What you need to do
Will you repeat only the lines from the one with "Give me the Plotly source for this chart." through the one with "import plotly.graph_objects as go", both included, leaving every picture out?

Dataset rows
☆ ☆ ☆ ☆

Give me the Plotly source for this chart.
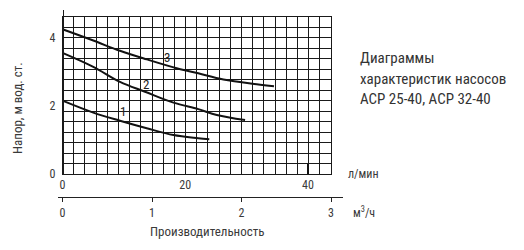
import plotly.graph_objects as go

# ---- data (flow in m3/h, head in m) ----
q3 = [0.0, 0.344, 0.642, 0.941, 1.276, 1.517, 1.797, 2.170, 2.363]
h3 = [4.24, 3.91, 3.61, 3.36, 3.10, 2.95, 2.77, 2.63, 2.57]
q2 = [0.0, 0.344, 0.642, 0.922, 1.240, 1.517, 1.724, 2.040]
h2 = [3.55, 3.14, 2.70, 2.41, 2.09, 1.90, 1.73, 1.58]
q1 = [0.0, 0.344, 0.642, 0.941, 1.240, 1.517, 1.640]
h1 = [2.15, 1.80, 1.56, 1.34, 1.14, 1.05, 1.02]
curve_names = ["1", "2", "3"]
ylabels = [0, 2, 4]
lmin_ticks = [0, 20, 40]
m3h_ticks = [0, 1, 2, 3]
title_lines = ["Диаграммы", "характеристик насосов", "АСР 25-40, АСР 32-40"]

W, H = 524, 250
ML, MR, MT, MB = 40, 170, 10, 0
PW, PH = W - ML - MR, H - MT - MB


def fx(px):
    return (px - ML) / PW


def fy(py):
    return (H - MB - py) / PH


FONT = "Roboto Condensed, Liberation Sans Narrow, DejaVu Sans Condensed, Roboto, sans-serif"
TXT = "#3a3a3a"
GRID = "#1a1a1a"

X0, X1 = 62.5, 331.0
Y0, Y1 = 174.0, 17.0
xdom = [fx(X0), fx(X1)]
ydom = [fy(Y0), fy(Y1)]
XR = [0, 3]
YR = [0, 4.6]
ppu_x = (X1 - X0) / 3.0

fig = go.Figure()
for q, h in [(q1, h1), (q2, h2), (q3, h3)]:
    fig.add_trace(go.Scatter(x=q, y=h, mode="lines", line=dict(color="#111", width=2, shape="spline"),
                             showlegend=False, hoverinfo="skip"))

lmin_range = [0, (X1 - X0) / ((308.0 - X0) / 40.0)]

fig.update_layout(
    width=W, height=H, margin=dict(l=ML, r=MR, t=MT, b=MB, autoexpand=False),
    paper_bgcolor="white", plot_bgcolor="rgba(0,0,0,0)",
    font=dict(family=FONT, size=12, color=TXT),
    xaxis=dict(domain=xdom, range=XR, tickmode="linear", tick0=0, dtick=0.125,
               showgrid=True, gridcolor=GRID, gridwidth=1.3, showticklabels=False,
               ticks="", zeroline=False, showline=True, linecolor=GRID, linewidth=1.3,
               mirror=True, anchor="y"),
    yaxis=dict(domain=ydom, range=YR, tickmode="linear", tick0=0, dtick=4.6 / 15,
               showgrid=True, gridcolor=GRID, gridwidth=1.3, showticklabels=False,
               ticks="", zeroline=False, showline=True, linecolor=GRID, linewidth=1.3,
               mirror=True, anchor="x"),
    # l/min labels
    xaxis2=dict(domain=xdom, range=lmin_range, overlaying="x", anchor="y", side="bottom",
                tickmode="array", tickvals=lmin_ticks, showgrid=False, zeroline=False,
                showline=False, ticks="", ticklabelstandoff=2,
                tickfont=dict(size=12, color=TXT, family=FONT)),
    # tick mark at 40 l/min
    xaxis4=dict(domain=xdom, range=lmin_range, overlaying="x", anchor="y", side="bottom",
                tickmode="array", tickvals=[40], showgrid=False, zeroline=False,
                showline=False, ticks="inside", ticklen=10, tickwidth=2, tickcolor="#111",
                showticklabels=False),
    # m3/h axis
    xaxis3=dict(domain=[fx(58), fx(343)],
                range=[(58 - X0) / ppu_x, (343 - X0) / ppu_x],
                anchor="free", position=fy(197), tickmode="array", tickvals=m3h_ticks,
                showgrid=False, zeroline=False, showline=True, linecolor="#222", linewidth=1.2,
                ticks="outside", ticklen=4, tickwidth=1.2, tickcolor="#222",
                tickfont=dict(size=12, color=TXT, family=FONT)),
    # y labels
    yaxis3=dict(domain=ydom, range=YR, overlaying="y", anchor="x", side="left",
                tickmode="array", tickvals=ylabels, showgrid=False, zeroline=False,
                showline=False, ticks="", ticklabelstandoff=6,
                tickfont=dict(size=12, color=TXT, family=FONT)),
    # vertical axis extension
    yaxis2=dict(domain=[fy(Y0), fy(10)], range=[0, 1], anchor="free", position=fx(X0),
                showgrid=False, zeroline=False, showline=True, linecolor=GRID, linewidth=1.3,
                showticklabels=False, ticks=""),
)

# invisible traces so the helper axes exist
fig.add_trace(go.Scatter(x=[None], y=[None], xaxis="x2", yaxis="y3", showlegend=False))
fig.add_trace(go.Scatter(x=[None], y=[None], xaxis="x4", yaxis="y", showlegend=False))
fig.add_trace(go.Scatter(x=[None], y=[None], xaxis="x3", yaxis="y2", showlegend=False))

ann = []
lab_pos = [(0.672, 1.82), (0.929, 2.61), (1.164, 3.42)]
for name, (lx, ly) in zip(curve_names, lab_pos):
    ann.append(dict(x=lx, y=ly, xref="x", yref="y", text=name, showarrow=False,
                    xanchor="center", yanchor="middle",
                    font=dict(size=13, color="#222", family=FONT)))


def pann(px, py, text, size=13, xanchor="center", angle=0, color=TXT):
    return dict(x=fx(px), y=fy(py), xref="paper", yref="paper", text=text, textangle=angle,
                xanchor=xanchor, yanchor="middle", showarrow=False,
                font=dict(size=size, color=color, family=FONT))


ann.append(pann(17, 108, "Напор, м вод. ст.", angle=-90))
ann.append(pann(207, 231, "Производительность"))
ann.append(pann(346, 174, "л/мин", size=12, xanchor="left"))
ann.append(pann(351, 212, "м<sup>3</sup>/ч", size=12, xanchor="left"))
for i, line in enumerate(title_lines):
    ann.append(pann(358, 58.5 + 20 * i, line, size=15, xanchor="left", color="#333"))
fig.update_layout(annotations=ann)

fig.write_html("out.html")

☆ ☆ ☆ ☆

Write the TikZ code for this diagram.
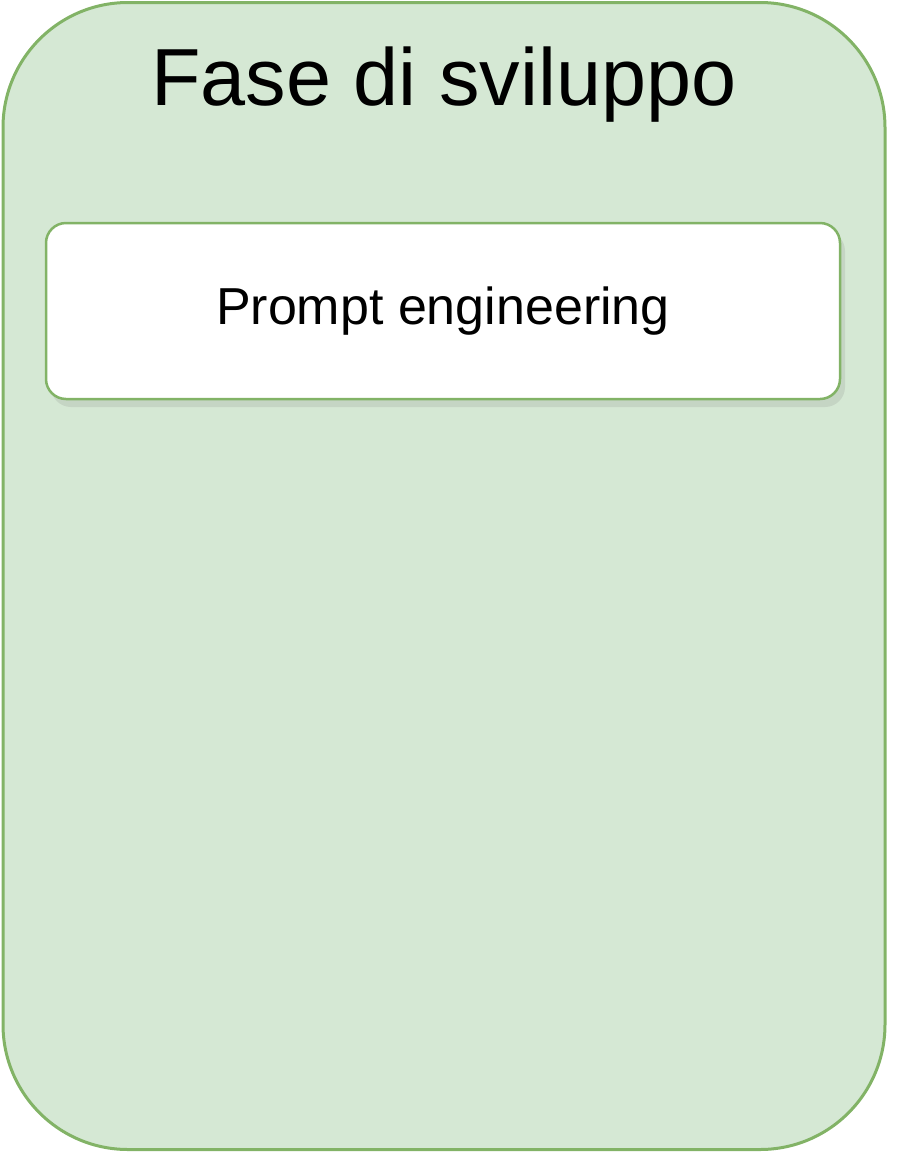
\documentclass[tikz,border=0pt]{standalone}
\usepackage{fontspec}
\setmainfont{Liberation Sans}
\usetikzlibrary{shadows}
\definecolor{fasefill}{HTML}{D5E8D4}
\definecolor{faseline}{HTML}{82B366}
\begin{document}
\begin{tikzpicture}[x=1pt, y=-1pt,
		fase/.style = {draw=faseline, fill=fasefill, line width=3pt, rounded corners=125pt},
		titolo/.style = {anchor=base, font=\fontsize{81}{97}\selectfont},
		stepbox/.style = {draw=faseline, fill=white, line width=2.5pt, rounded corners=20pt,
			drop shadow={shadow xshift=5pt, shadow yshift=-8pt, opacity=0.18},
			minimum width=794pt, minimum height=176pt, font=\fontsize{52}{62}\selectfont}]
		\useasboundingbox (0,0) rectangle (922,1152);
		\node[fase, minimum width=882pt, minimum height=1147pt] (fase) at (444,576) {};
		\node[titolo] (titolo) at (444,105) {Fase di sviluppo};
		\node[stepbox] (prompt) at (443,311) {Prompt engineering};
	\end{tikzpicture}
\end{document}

☆ ☆ ☆ ☆

Solution
Give me the Plotly source for this chart.
import plotly.graph_objects as go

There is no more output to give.